La trascendencia del Movimiento Estudiantil de 1968 y la fuerza ideológica, moral y emocional que alcanzó trágicamente tras la infamia perpetrada por un partido político eternizado en el poder es tan grande y dolorosa que nunca se hablará, escribirá o se leerá lo suficiente al respecto. Claro que el texto por excelencia sobre el tema es La noche de Tlatelolco, pues conjunta las voces y miradas de quienes sufrieron en cuerpo y espíritu el antes, el devenir y las consecuencias de la masacre cometida por el gobierno de México en la Plaza de las Tres Culturas.
Con pluma lúcida y comprometida, Elena Poniatowska plantea una crónica que más allá de situarnos ante los hechos, convierte a lectores y protagonistas en cómplices instantáneos; en sus propias palabras, captura y refleja testimonios agridulces y coloridos, teñidos de lírica popular, para dimensionar el aliento dramático y reivindicador del impulso democrático más importante de la historia moderna de nuestro país.
Luego del preludio de una poderosa selección fotográfica, la lectura adquiere un ritmo casi frenético. Sin embargo, La noche de Tlatelolco nunca pierde el rigor de su estructura y el vínculo con cada testimonio; en cada fragmento los tintes poéticos de lo cotidiano asoman en los términos coloquiales como niñas popis, onderos, cocolazos, puntada o ñeros, que solo acentúan lo cruento de los hechos mientras transpira eso a lo que huelen las entrañas de una ciudad que en aquel momento no se quedaba quieta, quería mirar al sol con dignidad y despertaba para reclamar ante la injusticia.
Del mismo modo, las frases llenas de verdades y consignas contundentes arrancadas de las mantas, pancartas y del propio eco de los manifestantes, que resuena hasta nuestros días, aparecen intercaladas en breves renglones que se abalanzan entre los párrafos y adquieren por encima de lo político y lo intelectual una profunda humanidad. «¡Libros sí, bayonetas no!», «¡Sal al balcón, hocicón!», «¡Estos son los agitadores: ignorancia, hambre, miseria!», «¡Nada con la fuerza, todo con la razón!», son algunos de estos gritos tan tristemente actuales, y que respaldan las demandas de quienes vivieron aquellos acontecimientos: jóvenes estudiantes, padres, madres y profesores.

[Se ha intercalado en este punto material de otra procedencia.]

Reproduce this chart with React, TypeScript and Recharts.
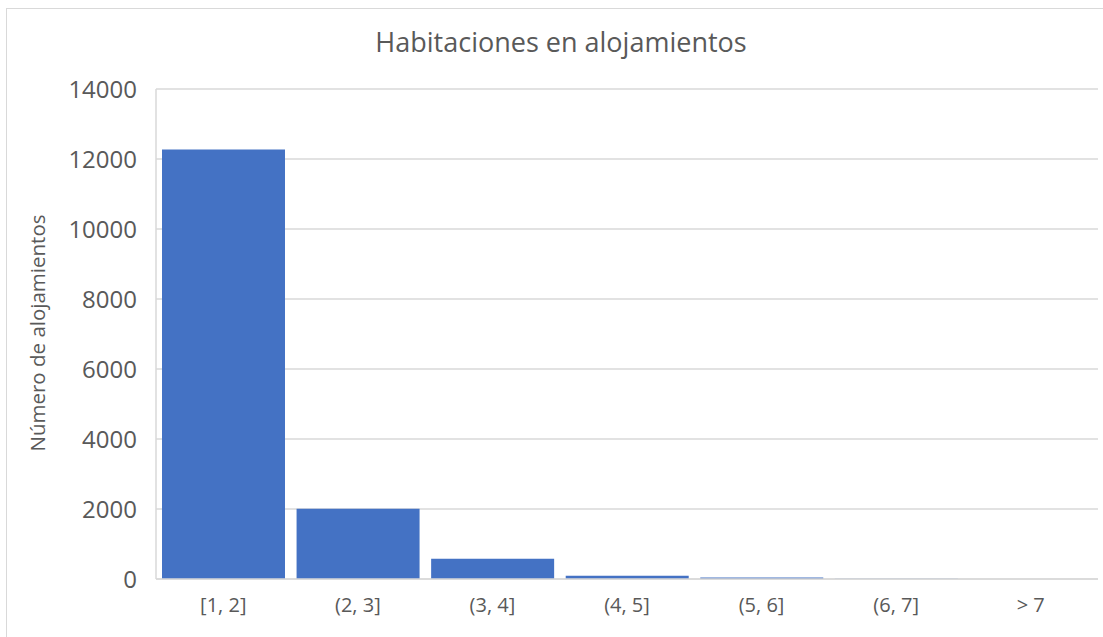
import React from "react";
import { BarChart, Bar, XAxis, YAxis, CartesianGrid, Label } from "recharts";

const categories = ["[1, 2]", "(2, 3]", "(3, 4]", "(4, 5]", "(5, 6]", "(6, 7]", "> 7"];
const counts = [12270, 2010, 580, 95, 40, 4, 2];
const yTicks = [0, 2000, 4000, 6000, 8000, 10000, 12000, 14000];

const data = categories.map((rango, i) => ({ rango, alojamientos: counts[i] }));

const FONT = "'Open Sans', sans-serif";
const TEXT = "#595959";
const GRID = "#d9d9d9";

function YTitle({ viewBox }: any) {
  const cy = viewBox.y + viewBox.height / 2 - 1;
  return (
    <text
      x={37}
      y={cy}
      transform={`rotate(-90, 37, ${cy})`}
      textAnchor="middle"
      dominantBaseline="central"
      fill={TEXT}
      fontFamily={FONT}
      fontSize={20.5}
    >
      Número de alojamientos
    </text>
  );
}

export default function App() {
  return (
    <div style={{ position: "absolute", left: 0, top: 0, width: 1103, height: 637, background: "#fff", overflow: "hidden" }}>
      {/* chart frame */}
      <div
        style={{
          position: "absolute",
          left: 6,
          top: 8,
          width: 1120,
          height: 660,
          border: `1px solid ${GRID}`,
          boxSizing: "border-box",
        }}
      />
      <div
        style={{
          position: "absolute",
          left: 0,
          top: 22,
          width: 1122,
          textAlign: "center",
          fontFamily: FONT,
          fontSize: 27,
          color: TEXT,
          lineHeight: "40px",
        }}
      >
        Habitaciones en alojamientos
      </div>
      <BarChart
        width={1103}
        height={637}
        data={data}
        margin={{ top: 89, right: 5, bottom: 0, left: 0 }}
        barCategoryGap={6}
        style={{ position: "absolute", left: 0, top: 0 }}
      >
        <CartesianGrid vertical={false} stroke={GRID} strokeWidth={1.5} />
        <XAxis
          dataKey="rango"
          height={58}
          axisLine={{ stroke: GRID, strokeWidth: 1.5 }}
          tickLine={false}
          tickSize={0}
          tickMargin={19}
          tick={{ fill: TEXT, fontFamily: FONT, fontSize: 20 }}
        />
        <YAxis
          width={156}
          domain={[0, 14000]}
          ticks={yTicks}
          axisLine={{ stroke: GRID, strokeWidth: 1.5 }}
          tickLine={false}
          tickSize={0}
          tickMargin={19}
          tick={{ fill: TEXT, fontFamily: FONT, fontSize: 24 }}
        >
          <Label content={YTitle} />
        </YAxis>
        <Bar dataKey="alojamientos" fill="#4472c4" isAnimationActive={false} />
      </BarChart>
    </div>
  );
}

Personas de todos los estratos sociales recuerdan aquí la sangrienta noche de Tlatelolco, esa en que los cielos se iluminaron con bengalas criminales; así como dan fe de los argumentos que validaban al movimiento, también aterrizan los cuestionamientos que iban surgiendo al paso, pues si bien las acciones de las brigadas generaban empatía entre el pueblo y las extenuantes asambleas buscaban concretar los objetivos, estas también siguieron el sinuoso camino de las contradicciones hasta rayar en el hartazgo.
Todo esto lo expone Poniatowska en La noche de Tlatelolco: nos muestra a un movimiento con matices —como lo es cualquier movilización social, con claroscuros— y lo hace apelando a la pasión genuina de quienes estuvieron ahí, que a la distancia evidencian sentimientos encontrados sobre algunas posturas, pero nunca hacia las motivaciones esenciales que los llevaron a levantar las manos haciendo la señal de la victoria, y reafirman su indignación ante la respuesta de aquel gobierno autoritario y asesino.
El colofón vergonzante de este documento escrito en carne viva es el recuento efectuado por Poniatowska de los tendenciosos encabezados y notas de periódico del momento, que hace patente la inexistente libertad de prensa de aquel entonces, y continuamente en riesgo hasta hoy: para los medios de comunicación, los estudiantes asesinados ni siquiera merecieron ser nombrados en comparación con los miembros del ejército que resultaron heridos y protagonizaron los titulares de los noticieros, a lo que hay que añadir las actas policiacas y una meticulosa cronología de lo sucedido.
Por esto y más, La noche de Tlatelolco —que inaugura la Biblioteca Elena Poniatowska del sello Seix Barral— permanece hasta nuestros días como una obra coral llena de aciaga vitalidad, y susceptible de múltiples lecturas; asimismo, resulta indispensable para una nación siempre proclive al síndrome de la memoria corta.
Como nunca, es también un recordatorio a una sociedad que hoy señala, juzga y sentencia sin contexto desde casa, detrás de un dispositivo, y que cuando más realiza un estéril «activismo virtual», de la importancia del derecho a manifestarse y alzar la voz, ganar la calle en nombre de la libertad, la democracia y la justicia social.